WHAT YOU ARE ASKED TO DO:
Leave out the pictures and repeat the rest of the material exactly.

• • • • • • •

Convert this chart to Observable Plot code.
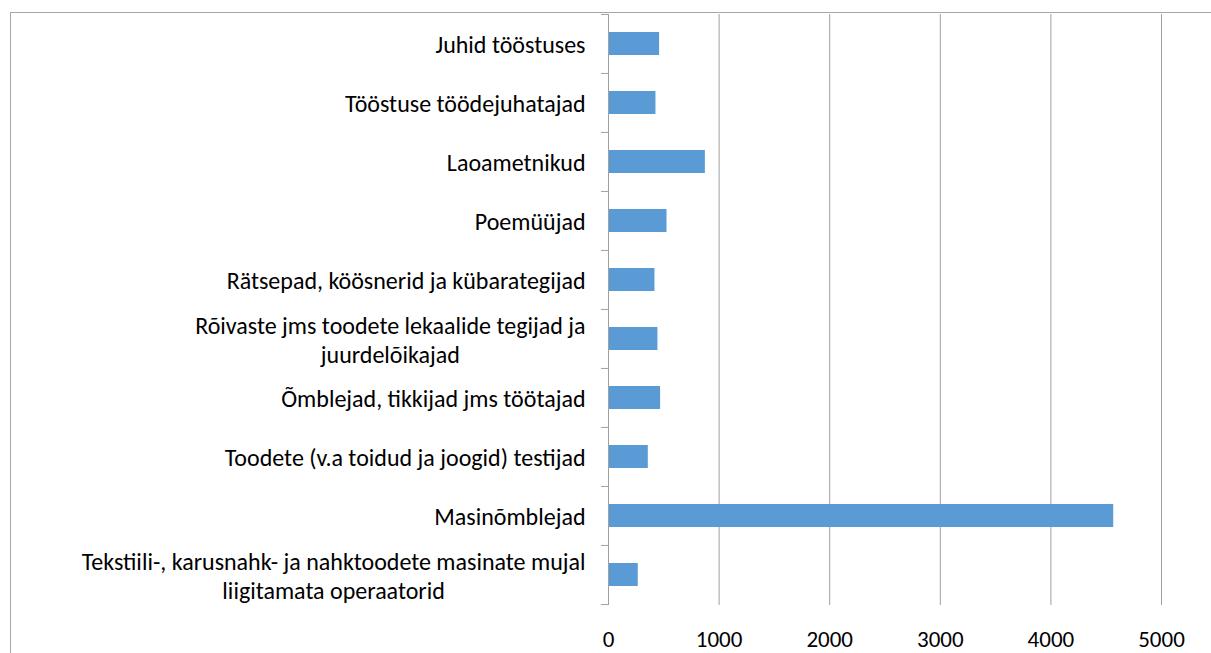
<!DOCTYPE html>
<html><head><meta charset="utf-8">
<script src="https://cdn.jsdelivr.net/npm/d3@7"></script>
<script src="https://cdn.jsdelivr.net/npm/@observablehq/plot@0.6"></script>
<style>
body{margin:0;background:#fff;overflow:hidden}
#wrap{position:relative;width:1211px;height:653px}
#wrap svg{position:absolute;left:0;top:0}
#frame{position:absolute;left:10px;top:12px;right:0;bottom:-2px;border-left:1px solid #a6a6a6;border-top:1px solid #a6a6a6;pointer-events:none}
</style></head><body><div id="wrap"></div>
<script>
const categories = [
  "Juhid tööstuses",
  "Tööstuse töödejuhatajad",
  "Laoametnikud",
  "Poemüüjad",
  "Rätsepad, köösnerid ja kübarategijad",
  "Rõivaste jms toodete lekaalide tegijad ja juurdelõikajad",
  "Õmblejad, tikkijad jms töötajad",
  "Toodete (v.a toidud ja joogid) testijad",
  "Masinõmblejad",
  "Tekstiili-, karusnahk- ja nahktoodete masinate mujal liigitamata operaatorid"
];
const values = [462, 429, 876, 529, 420, 447, 471, 360, 4568, 269];
const labelLines = [
  "Juhid tööstuses",
  "Tööstuse töödejuhatajad",
  "Laoametnikud",
  "Poemüüjad",
  "Rätsepad, köösnerid ja kübarategijad",
  "Rõivaste jms toodete lekaalide tegijad ja\njuurdelõikajad",
  "Õmblejad, tikkijad jms töötajad",
  "Toodete (v.a toidud ja joogid) testijad",
  "Masinõmblejad",
  "Tekstiili-, karusnahk- ja nahktoodete masinate mujal\nliigitamata operaatorid"
];
const xTicks = [0, 1000, 2000, 3000, 4000, 5000];

const data = categories.map((c, i) => ({category: c, value: values[i]}));
const W = 1211, H = 653, mt = 14, mb = 48, ml = 608, mr = 50;
const step = (H - mt - mb) / categories.length;
const font = "Carlito, Lato, sans-serif";
const grey = "#a0a0a0";

const plot = Plot.plot({
  width: W, height: H,
  marginTop: mt, marginBottom: mb, marginLeft: ml, marginRight: mr,
  style: {fontFamily: font, fontSize: "24px", color: "#000", background: "transparent"},
  x: {domain: [0, 5000]},
  y: {domain: categories, paddingInner: 0.61, paddingOuter: 0.305},
  marks: [
    Plot.gridX(xTicks, {stroke: grey, strokeOpacity: 1}),
    Plot.barX(data, {x: "value", y: "category", fill: "#5b9bd5"}),
    Plot.ruleX([0], {stroke: grey}),
    Plot.axisX({ticks: xTicks, tickSize: 0, tickPadding: 25, tickFormat: d => String(d), label: null, fontSize: 23}),
    Plot.axisY({tickSize: 0, tickPadding: 23, tickFormat: d => labelLines[categories.indexOf(d)], label: null, lineHeight: 1.21, fontSize: 24}),
    Plot.axisY({tickSize: 7, tickFormat: () => "", dy: -step / 2, stroke: grey, strokeOpacity: 1, label: null}),
    Plot.axisY({ticks: [categories[categories.length - 1]], tickSize: 7, tickFormat: () => "", dy: step / 2, stroke: grey, strokeOpacity: 1, label: null})
  ]
});
const wrap = document.getElementById("wrap");
wrap.appendChild(plot);
const frame = document.createElement("div");
frame.id = "frame";
wrap.appendChild(frame);

d3.select(plot).selectAll('g[aria-label="y-axis tick label"] text').each(function () {
  const ts = this.querySelectorAll("tspan");
  if (ts.length > 1) {
    const b = this.getBBox();
    this.setAttribute("text-anchor", "middle");
    ts.forEach(t => t.setAttribute("x", b.x + b.width / 2));
  }
});
</script>
</body></html>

• • • • • • •

IN RESPONSE:
Convert this chart to Observable Plot code.
<!DOCTYPE html>
<html><head><meta charset="utf-8">
<script src="https://cdn.jsdelivr.net/npm/d3@7"></script>
<script src="https://cdn.jsdelivr.net/npm/@observablehq/plot@0.6"></script>
<style>
body{margin:0;background:#fff;overflow:hidden}
#wrap{position:relative;width:1211px;height:653px}
#wrap svg{position:absolute;left:0;top:0}
#frame{position:absolute;left:10px;top:12px;right:0;bottom:-2px;border-left:1px solid #a6a6a6;border-top:1px solid #a6a6a6;pointer-events:none}
</style></head><body><div id="wrap"></div>
<script>
const categories = [
  "Juhid tööstuses",
  "Tööstuse töödejuhatajad",
  "Laoametnikud",
  "Poemüüjad",
  "Rätsepad, köösnerid ja kübarategijad",
  "Rõivaste jms toodete lekaalide tegijad ja juurdelõikajad",
  "Õmblejad, tikkijad jms töötajad",
  "Toodete (v.a toidud ja joogid) testijad",
  "Masinõmblejad",
  "Tekstiili-, karusnahk- ja nahktoodete masinate mujal liigitamata operaatorid"
];
const values = [462, 429, 876, 529, 420, 447, 471, 360, 4568, 269];
const labelLines = [
  "Juhid tööstuses",
  "Tööstuse töödejuhatajad",
  "Laoametnikud",
  "Poemüüjad",
  "Rätsepad, köösnerid ja kübarategijad",
  "Rõivaste jms toodete lekaalide tegijad ja\njuurdelõikajad",
  "Õmblejad, tikkijad jms töötajad",
  "Toodete (v.a toidud ja joogid) testijad",
  "Masinõmblejad",
  "Tekstiili-, karusnahk- ja nahktoodete masinate mujal\nliigitamata operaatorid"
];
const xTicks = [0, 1000, 2000, 3000, 4000, 5000];

const data = categories.map((c, i) => ({category: c, value: values[i]}));
const W = 1211, H = 653, mt = 14, mb = 48, ml = 608, mr = 50;
const step = (H - mt - mb) / categories.length;
const font = "Carlito, Lato, sans-serif";
const grey = "#a0a0a0";

const plot = Plot.plot({
  width: W, height: H,
  marginTop: mt, marginBottom: mb, marginLeft: ml, marginRight: mr,
  style: {fontFamily: font, fontSize: "24px", color: "#000", background: "transparent"},
  x: {domain: [0, 5000]},
  y: {domain: categories, paddingInner: 0.61, paddingOuter: 0.305},
  marks: [
    Plot.gridX(xTicks, {stroke: grey, strokeOpacity: 1}),
    Plot.barX(data, {x: "value", y: "category", fill: "#5b9bd5"}),
    Plot.ruleX([0], {stroke: grey}),
    Plot.axisX({ticks: xTicks, tickSize: 0, tickPadding: 25, tickFormat: d => String(d), label: null, fontSize: 23}),
    Plot.axisY({tickSize: 0, tickPadding: 23, tickFormat: d => labelLines[categories.indexOf(d)], label: null, lineHeight: 1.21, fontSize: 24}),
    Plot.axisY({tickSize: 7, tickFormat: () => "", dy: -step / 2, stroke: grey, strokeOpacity: 1, label: null}),
    Plot.axisY({ticks: [categories[categories.length - 1]], tickSize: 7, tickFormat: () => "", dy: step / 2, stroke: grey, strokeOpacity: 1, label: null})
  ]
});
const wrap = document.getElementById("wrap");
wrap.appendChild(plot);
const frame = document.createElement("div");
frame.id = "frame";
wrap.appendChild(frame);

d3.select(plot).selectAll('g[aria-label="y-axis tick label"] text').each(function () {
  const ts = this.querySelectorAll("tspan");
  if (ts.length > 1) {
    const b = this.getBBox();
    this.setAttribute("text-anchor", "middle");
    ts.forEach(t => t.setAttribute("x", b.x + b.width / 2));
  }
});
</script>
</body></html>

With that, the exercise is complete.